> **SOURCE MATERIAL**
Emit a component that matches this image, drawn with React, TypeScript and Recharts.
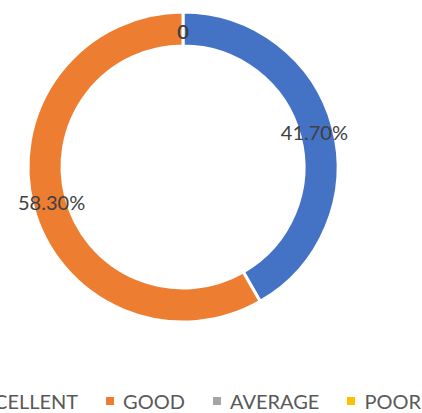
import React from 'react';
import { PieChart, Pie, Cell, Legend } from 'recharts';

const categories = ['EXCELLENT', 'GOOD', 'AVERAGE', 'POOR'];
const shares = [41.7, 58.3, 0, 0];
const sliceLabels = ['41.70%', '58.30%', '0', '0'];
const colors = ['#4472C4', '#ED7D31', '#A5A5A5', '#FFC000'];

const data = categories.map((name, i) => ({ name, value: shares[i], label: sliceLabels[i] }));

const RADIAN = Math.PI / 180;
const FONT = 'Lato, "Open Sans", sans-serif';

const renderLabel = (props: any) => {
    const { cx, cy, midAngle, innerRadius, outerRadius, index } = props;
    const r = (innerRadius + outerRadius) / 2 - 2;
    const x = cx + r * Math.cos(-midAngle * RADIAN);
    const y = cy + r * Math.sin(-midAngle * RADIAN);
    return (
        <text
            x={x}
            y={y}
            fill="#404040"
            fontSize={20}
            fontFamily={FONT}
            textAnchor="middle"
            dominantBaseline="central"
        >
            {sliceLabels[index]}
        </text>
    );
};

// legend kept in category order, one row, overflowing both edges like the original
const LegendRow = () => (
    <div
        style={{
            display: 'flex',
            justifyContent: 'center',
            alignItems: 'center',
            whiteSpace: 'nowrap',
            height: 24,
            fontFamily: FONT,
            fontSize: 20,
            color: '#595959',
        }}
    >
        {categories.map((name, i) => (
            <div key={name} style={{ display: 'flex', alignItems: 'center', marginLeft: i === 0 ? 0 : 28, flexShrink: 0 }}>
                <span style={{ width: 8, height: 8, background: colors[i], marginRight: 9, display: 'inline-block' }} />
                <span>{name}</span>
            </div>
        ))}
    </div>
);

export default function App() {
    return (
        <div style={{ position: 'absolute', left: 0, top: 0, width: 422, height: 413, background: '#fff', overflow: 'hidden' }}>
            <PieChart width={422} height={413}>
                <Pie
                    data={data}
                    dataKey="value"
                    nameKey="name"
                    cx={178}
                    cy={162}
                    innerRadius={121}
                    outerRadius={155}
                    startAngle={90}
                    endAngle={-270}
                    stroke="#ffffff"
                    strokeWidth={3}
                    label={renderLabel}
                    labelLine={false}
                    isAnimationActive={false}
                >
                    {data.map((d, i) => (
                        <Cell key={d.name} fill={colors[i]} />
                    ))}
                </Pie>
                <Legend
                    verticalAlign="bottom"
                    content={LegendRow}
                    wrapperStyle={{ left: -24, width: 422, bottom: 0 }}
                />
            </PieChart>
        </div>
    );
}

> **TASK STATEMENT**
Leave out the pictures and transcribe everything else exactly.

> **CORRECT RESPONSE**
Emit a component that matches this image, drawn with React, TypeScript and Recharts.
import React from 'react';
import { PieChart, Pie, Cell, Legend } from 'recharts';

const categories = ['EXCELLENT', 'GOOD', 'AVERAGE', 'POOR'];
const shares = [41.7, 58.3, 0, 0];
const sliceLabels = ['41.70%', '58.30%', '0', '0'];
const colors = ['#4472C4', '#ED7D31', '#A5A5A5', '#FFC000'];

const data = categories.map((name, i) => ({ name, value: shares[i], label: sliceLabels[i] }));

const RADIAN = Math.PI / 180;
const FONT = 'Lato, "Open Sans", sans-serif';

const renderLabel = (props: any) => {
    const { cx, cy, midAngle, innerRadius, outerRadius, index } = props;
    const r = (innerRadius + outerRadius) / 2 - 2;
    const x = cx + r * Math.cos(-midAngle * RADIAN);
    const y = cy + r * Math.sin(-midAngle * RADIAN);
    return (
        <text
            x={x}
            y={y}
            fill="#404040"
            fontSize={20}
            fontFamily={FONT}
            textAnchor="middle"
            dominantBaseline="central"
        >
            {sliceLabels[index]}
        </text>
    );
};

// legend kept in category order, one row, overflowing both edges like the original
const LegendRow = () => (
    <div
        style={{
            display: 'flex',
            justifyContent: 'center',
            alignItems: 'center',
            whiteSpace: 'nowrap',
            height: 24,
            fontFamily: FONT,
            fontSize: 20,
            color: '#595959',
        }}
    >
        {categories.map((name, i) => (
            <div key={name} style={{ display: 'flex', alignItems: 'center', marginLeft: i === 0 ? 0 : 28, flexShrink: 0 }}>
                <span style={{ width: 8, height: 8, background: colors[i], marginRight: 9, display: 'inline-block' }} />
                <span>{name}</span>
            </div>
        ))}
    </div>
);

export default function App() {
    return (
        <div style={{ position: 'absolute', left: 0, top: 0, width: 422, height: 413, background: '#fff', overflow: 'hidden' }}>
            <PieChart width={422} height={413}>
                <Pie
                    data={data}
                    dataKey="value"
                    nameKey="name"
                    cx={178}
                    cy={162}
                    innerRadius={121}
                    outerRadius={155}
                    startAngle={90}
                    endAngle={-270}
                    stroke="#ffffff"
                    strokeWidth={3}
                    label={renderLabel}
                    labelLine={false}
                    isAnimationActive={false}
                >
                    {data.map((d, i) => (
                        <Cell key={d.name} fill={colors[i]} />
                    ))}
                </Pie>
                <Legend
                    verticalAlign="bottom"
                    content={LegendRow}
                    wrapperStyle={{ left: -24, width: 422, bottom: 0 }}
                />
            </PieChart>
        </div>
    );
}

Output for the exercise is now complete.